UDRP’s limited jurisdiction extends to personal names only if they qualify as trademarks. Some attempt has been made to justify widening the included class but the argument in its favor has failed to persuade other panelists and the consensus remains undisturbed. If the personal name is not in commerce as the source of goods or services the complainant has no remedy under the UDRP [Philippe Pierre Dauman v. Dinner Business, D2013-1255 (WIPO September 6, 2013)], but he or she may have recourse under statutory law. The Lanham Act provides a remedy for cyberpiracy of personal names that do not qualify for trademark protection, formerly codified at 15 U.S.C. 1129 (1)(A), now 15 U.S.C. 8131 (Cyberpiracy protections for individuals). [Randazza v. Cox, 2:12-cv-02040 (D. Nevada) (granting temporary injunction and ordering the domain names transferred to plaintiff)].
Excluded from protection are living persons whose reputations may be based on commercial undertakings and who may even be engaged in the figurative scrum of their businesses or professions, but whose names are not associated as source indicators for goods or services in a trademark sense. This rule applies however extraordinary the individual’s contribution is to business, science, politics, the professions and the academy. [Sir Peter Scott v. Dr.
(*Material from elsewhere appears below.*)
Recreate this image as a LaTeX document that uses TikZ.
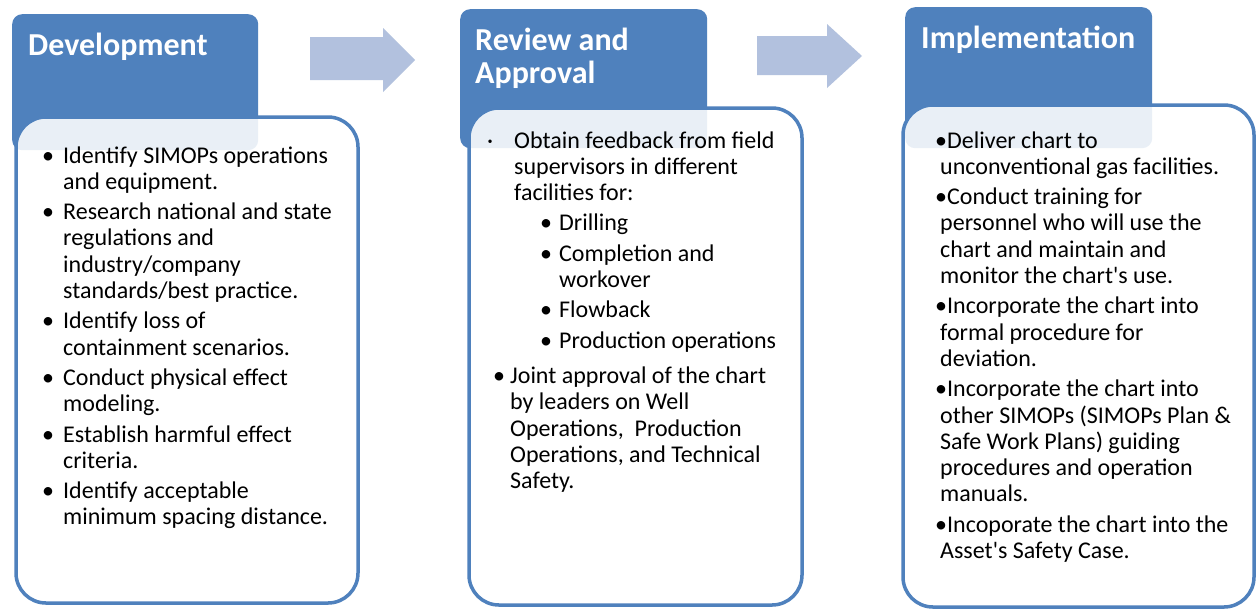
\documentclass[tikz,border=0pt]{standalone}
\usepackage{fontspec}
\setmainfont{Carlito}
\definecolor{hblue}{RGB}{79,129,189}
\definecolor{ablue}{RGB}{178,193,222}
\newcommand\li[4]{\par\leftskip=#1pt\relax\hangindent=\dimexpr#2pt-#1pt\relax\hangafter=1\noindent\makebox[\dimexpr#2pt-#1pt\relax][l]{#3}#4}
\newcommand\lj[1]{\par\leftskip=5pt\relax\noindent\hspace*{-5pt}#1}
\newcommand\bodyset{\fontsize{24}{26.3}\selectfont\parskip=4pt\relax\parfillskip=0pt plus 1fil\relax}
\begin{document}
\begin{tikzpicture}[x=1pt,y=-1pt,
  hdr/.style={fill=hblue, rounded corners=10pt, draw=none, inner sep=0, anchor=north west},
  card/.style={draw=hblue, line width=3.5pt, fill=white, fill opacity=0.88, rounded corners=30pt},
  htext/.style={anchor=base west, inner sep=0, text=white, font=\fontsize{32}{33}\selectfont\bfseries},
  btext/.style={anchor=base west, inner sep=0, text=black},
  blk/.style={fill=ablue}]
\useasboundingbox (0,0) rectangle (1257,611);
\fill[white] (0,0) rectangle (1257,611);

% headers
\node[hdr, minimum width=246pt, minimum height=136pt] (h1) at (12,14) {};
\node[hdr, minimum width=247pt, minimum height=139pt] (h2) at (460,9) {};
\node[hdr, minimum width=247pt, minimum height=141pt] (h3) at (905,7) {};

% block arrows
\fill[blk] (310,37) -- (383,37) -- (383,28) -- (415,60) -- (383,92) -- (383,80) -- (310,80) -- cycle;
\fill[blk] (757,36) -- (827,36) -- (827,24) -- (862,56) -- (827,88) -- (827,75) -- (757,75) -- cycle;

% cards
\path[card] (16,117) rectangle (358,603);
\path[card] (469,108) rectangle (802,605);
\path[card] (903,105) rectangle (1254,607);

% header texts
\node[htext] (ht1) at (28,55) {Development};
\node[htext] (ht2) at (475,50) {\parbox[t]{240pt}{\fontsize{32}{33}\selectfont\bfseries Review and\\Approval}};
\node[htext] (ht3) at (921,48) {Implementation};

% body texts
\node[btext] (b1) at (40,163) {\parbox[t]{318pt}{\bodyset
\li{2}{23}{•}{Identify SIMOPs operations\\and equipment.}
\li{2}{23}{•}{Research national and state\\regulations and\\industry/company\\standards/best practice.}
\li{2}{23}{•}{Identify loss of\\containment scenarios.}
\li{2}{23}{•}{Conduct physical effect\\modeling.}
\li{2}{23}{•}{Establish harmful effect\\criteria.}
\li{2}{23}{•}{Identify acceptable\\minimum spacing distance.}\par}};

\node[btext] (b2) at (480,148) {\parbox[t]{318pt}{\bodyset
\li{7}{34}{·}{Obtain feedback from field\\supervisors in different\\facilities for:}
\li{60}{79}{•}{Drilling}
\li{60}{79}{•}{Completion and\\workover}
\li{60}{79}{•}{Flowback}
\li{60}{79}{•}{Production operations}
\vspace{5pt}
\li{13}{30}{•}{Joint approval of the chart\\by leaders on Well\\Operations, \ Production\\Operations, and Technical\\Safety.}\par}};

\node[btext] (b3) at (935,148) {\parbox[t]{318pt}{\bodyset
\lj{•Deliver chart to\\unconventional gas facilities.}
\lj{•Conduct training for\\personnel who will use the\\chart and maintain and\\monitor the chart\textquotesingle s use.}
\lj{•Incorporate the chart into\\formal procedure for\\deviation.}
\lj{•Incorporate the chart into\\other SIMOPs (SIMOPs Plan \&\\Safe Work Plans) guiding\\procedures and operation\\manuals.}
\lj{•Incoporate the chart into the\\Asset\textquotesingle s Safety Case.}\par}};
\end{tikzpicture}
\end{document}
Howard Fredrics, D2009-0276 (WIPO May 1, 2009) (“There is no evidence that the Complainant has commercially exploited his name in trade, for example as an author or broadcaster to a sufficient extent for it to constitute a ‘brand’).] The WIPO Report recognizes that it may result in an “injustice” and is undoubtedly an unhappy limitation: “many sensitivities [will be] offended by the unauthorized registration of personal names as domain names” and the “result is that there are some perceived injustices.” Report of the Second WIPO Internet Domain Name Process, paragraph 199.
Among the earliest decisions Panelists have granted unregistered trademark status to celebrities and personalities in the fields of sports, entertainment, culture and media whose names are branded by their contributions. This list of protected persons extends to eponymous founders of businesses, but not necessarily to non-marquee founders. [Decisions collected Thomas Pritzker, The Pritzker Organization, LLC v. Richard Brown, D2009-0911 (WIPO October 12, 2009)]. It does not include distinguished employees [Jonathan Ive v. Harry Jones, D2009-0301 (WIPO May 5, 2009)] or law partners [Gregg M. Mashberg v. Crystal Cox, D2011-0677 (WIPO June 30, 2011), Allen Fagin v. Crystal Cox, D2011-0678 (WIPO June 30, 2011), Joseph Leccese v. Crystal Cox, D2011-0679 (WIPO June 30, 2011) (“The evidence in th[ese] case[s] falls short. The record[s] before the Panel[s] suggest that Complainant[s] [are] highly respected, prominent lawyer[s] who [are] partner[s] with a major law firm. There is insufficient evidence here that Complainant[s] market or provide services independently of the Proskauer law firm. Rather, it appears that the Proskauer firm is the platform on which Complainant[s] provide [their] legal services)].
The Philippe Pierre Dauman in the case of that name is president and chief executive officer of Viacom, Inc. It can be said of him that while he is engaged in the entertainment business he is not an entertainer. Cases cited in support of an unregistered mark are applicable to complainants using their names as identifiers of goods or services rather than their fame. An actor, author, performer, sports star or other person whose livelihood turns on personal recognition meets this criterion almost by definition. “The interested public buys a book because it’s written by [a brand author], admission to a movie because [a noted actor] is performing, or a football jersey because it bears [the athlete’s] number.” Businessmen and women managers and executives will not find a receptive panelist under the UDRP.